Hi David,

    the difference looks to me to do with the fact that successFlag is flat and primErrorCode is in the VM struct.  Try generating a VM where either primFailCode is also flat or, better still, all variables are flat.  In my experience the flat form is faster on x86 (and faster with both the intel and gcc compilers; not tested with llvm yet).  BTW, if you use the Cog generator it'll generate accesses to variables which might be in the VM struct as GIV(theVariableInQuestion) (where GIV stands for global interpreter variable), and this allows one to choose whether these variables are kept in a struct or kept as separate variables at compile-time instead of generation time, as controlled by the USE_GLOBAL_STRUCT compile-time constant, e.g. gcc -DUSE_GLOBAL_STRUCT=0 gcc3x-interp.c.


On Sun, May 22, 2011 at 8:54 AM, David T. Lewis <lewis@mail.msen.com> wrote:

I have been trying to gradually update trunk VMMaker to better align
with oscog VMMaker (an admittedly slow process, but hopefully still
worthwhile).  I have gotten the interpreter primitives moved into class
InterpreterPrimitives and verified no changes to generated code. This
greatly reduces the clutter in class Interpreter, so it's a nice change
I think.

My next step was to update all of the primitives to use the #primitiveFailFor:
idiom, in which the successFlag variable is replaced with primFailCode
(integer value, 0 for success, 1, 2, 3... for failure codes). This would
get us closer to the point where the standard interpreter and stack/cog
would use a common set of primitives. A lot of changes were required for
this, but the resulting VM works fine ... except for performance.

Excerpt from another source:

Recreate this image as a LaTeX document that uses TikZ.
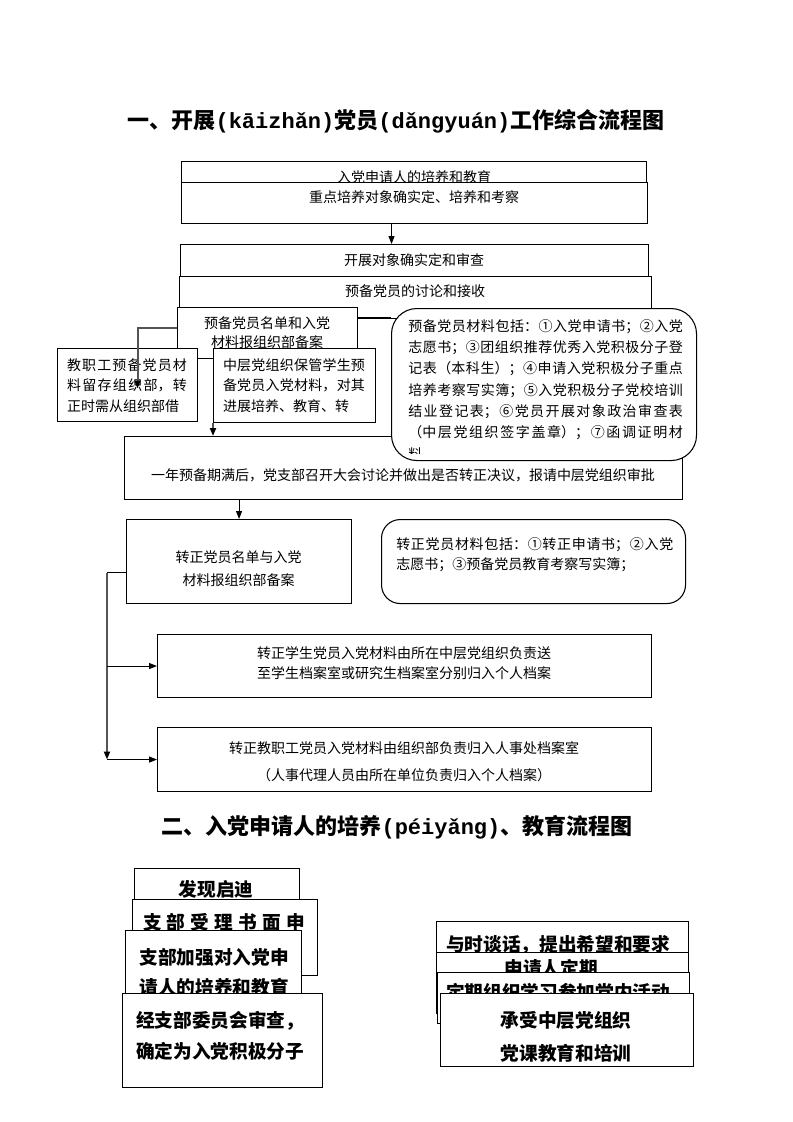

On a standard interpreter, use of primFailCode seems to result in a
nearly 12% reduction in bytecode performance as measured by tinyBenchmarks:

Standard interpreter (using successFlag):
 0 tinyBenchmarks. '439108061 bytecodes/sec; 15264622 sends/sec'
 0 tinyBenchmarks. '433164128 bytecodes/sec; 14740358 sends/sec'
 0 tinyBenchmarks. '445993031 bytecodes/sec; 15040691 sends/sec'
 0 tinyBenchmarks. '440999138 bytecodes/sec; 15052960 sends/sec'
 0 tinyBenchmarks. '445993031 bytecodes/sec; 14485815 sends/sec'

After updating the standard interpreter (using primFailCode):
 0 tinyBenchmarks. '393241167 bytecodes/sec; 14066256 sends/sec'
 0 tinyBenchmarks. '392036753 bytecodes/sec; 15040691 sends/sec'
 0 tinyBenchmarks. '393846153 bytecodes/sec; 14272953 sends/sec'
 0 tinyBenchmarks. '400625978 bytecodes/sec; 14991818 sends/sec'
 0 tinyBenchmarks. '393846153 bytecodes/sec; 15176750 sends/sec'

This is a much larger performance difference than I expected to see.
Actually I expected no measurable difference at all, and I was just
testing to verify this. But 12% is a lot, so I want to ask if I'm
missing something?

The changes to generated code generally take the form of:

Testing success status, original:
       if (successFlag) { ... }

Testing success status, new:
       if (foo->primFailCode == 0) { ... }

Setting failure status, original:
       successFlag = 0;

Setting failure status, new:
       if (foo->primFailCode == 0) {
               foo->primFailCode = 1;

My approach to doing the updates was as follows:
- Replace all occurrences of "successFlag := true" with "self initPrimCall",
 which initialize primFailCode to 0.
- Replace all "successFlag := false" with "self primitiveFail".
- Replace all "successFlag ifTrue: [] ifFalse: []" with
 "self successful ifTrue: [] ifFalse: []".
- Update #primitiveFail, #failed and #success: to use primFailCode rather
 than successFlag.
- Remove successFlag variable.

Obviously I don't want to publish the code on SqS/VMMaker, but I can mail
an interp.c if anyone wants to see the gory details (It is too large to
post on this mailing list though).

Any advice appreciated. I suspect I'm missing something basic here.